The Offenburger FV is the undisputed champion of this league, having won it nine times. The club played 29 out of a possible 33 in the league, interrupted only by a four-year spell in the Oberliga Südwest. From 1950 to 1978 it was always a member of the league and continued to be a third division side in the Oberliga Baden-Württemberg until 1991, making it 42 uninterrupted years, a German record. The FC Rastatt and SC Freiburg also belonged to the Amateurliga Südbaden for exactly the same time but with lesser success. Rastatt was relegated from the Oberliga in 1986 and Freiburg never fell below its 2nd Bundesliga status again.

==Disbanding of the Amateurliga Südbaden==
In 1978, the Oberliga Baden-Württemberg was formed to allow direct promotion to the 2nd Bundesliga Süd for the Amateure champion of the state. SC Freiburg, the Amateurligas last champion, won promotion to the 2. Bundesliga, to this date (2007) the last team from Südbaden to do so. The teams placed two to six gained entry to the Oberliga, seven to sixteen went to the new Verbandsliga Südbaden, now the fourth tier of the football league system.
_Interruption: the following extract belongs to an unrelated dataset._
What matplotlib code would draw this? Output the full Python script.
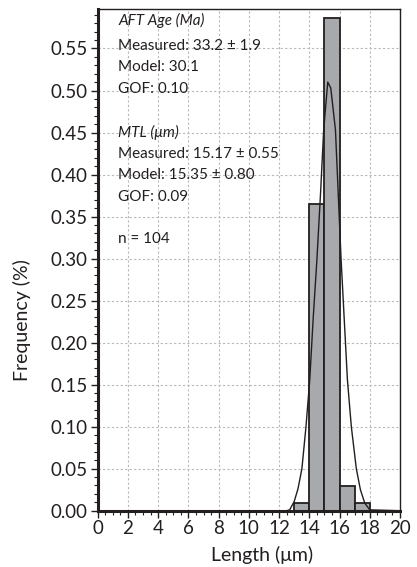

The two last placed teams were relegated to the Landesliga.

Admitted to the new Oberliga:

- FC Rastatt 04
- FC 08 Villingen
- SV Kuppenheim
- DJK Konstanz
- Offenburger FV

Relegated to the new Verbandsliga:

- SV Kirchzarten
- SC Pfullendorf
- SV Weil am Rhein
- Bahlinger SC
- VfR Rheinfelden
- VfB Gaggenau
- FC Emmendingen
- FC Konstanz
- FC Gottmadingen
- VfR Achern

Relegated to the Landesliga:

- FV Lörrach
- FC Radolfzell

==Winners of the Amateurliga Südbaden==

| Season | Club |
|---|---|
| 1945–46 | Fortuna Rastatt VfL Konstanz |
| 1946–47 | Fortuna Freiburg Eintracht Singen SpVgg Rheinfelden |

| Season | Club |
|---|---|
| 1947–48 | ASV Villingen |
| 1948–49 | Lahrer FV |
| 1949–50 | SC Baden-Baden |
| 1950–51 | FC 08 Villingen |
| 1951–52 | Offenburger FV |
| 1952–53 | Offenburger FV |
| 1953–54 | Offenburger FV |
| 1954–55 | FC Rastatt 04 |
| 1955–56 | FC 08 Villingen |
| 1956–57 | FC Konstanz |
| 1957–58 | Offenburger FV |
| 1958–59 | FC Singen 04 |
| 1959–60 | Offenburger FV |
| 1960–61 | Offenburger FV |
| 1961–62 | SC Baden–Baden |

| Season | Club |
|---|---|
| 1962–63 | FC Emmendingen |
| 1963–64 | FC Emmendingen |
| 1964–65 | SC Freiburg |
| 1965–66 | SV Oberkirch |
| 1966–67 | Offenburger FV |
| 1967–68 | SC Freiburg |
| 1968–69 | SV Waldkirch |
| 1969–70 | SV Waldkirch |
| 1970–71 | FC Emmendingen |
| 1971–72 | FC Rastatt 04 |
| 1972–73 | SC Baden–Baden |
| 1973–74 | Offenburger FV |
| 1974–75 | Offenburger FV |
| 1975–76 | FC 08 Villingen |
| 1976–77 | Freiburger FC |
| 1977–78 | SC Freiburg |

Source: "Verbandsliga Südbaden"

- Bold denotes team gained promotion.
- In 1946, four teams went to the new Oberliga Südwest (southern group), the Fortuna Rastatt (FC Rastat 04), VfL Konstanz (FC Konstanz), VfL Freiburg (SC Freiburg) and SpVgg Offenburg (Offenburger FV).
- Promoted in 1947, the clubs real names are Freiburger FC and FC Singen 04.
- In 1949 runners-up SV Kuppenheim was also promoted.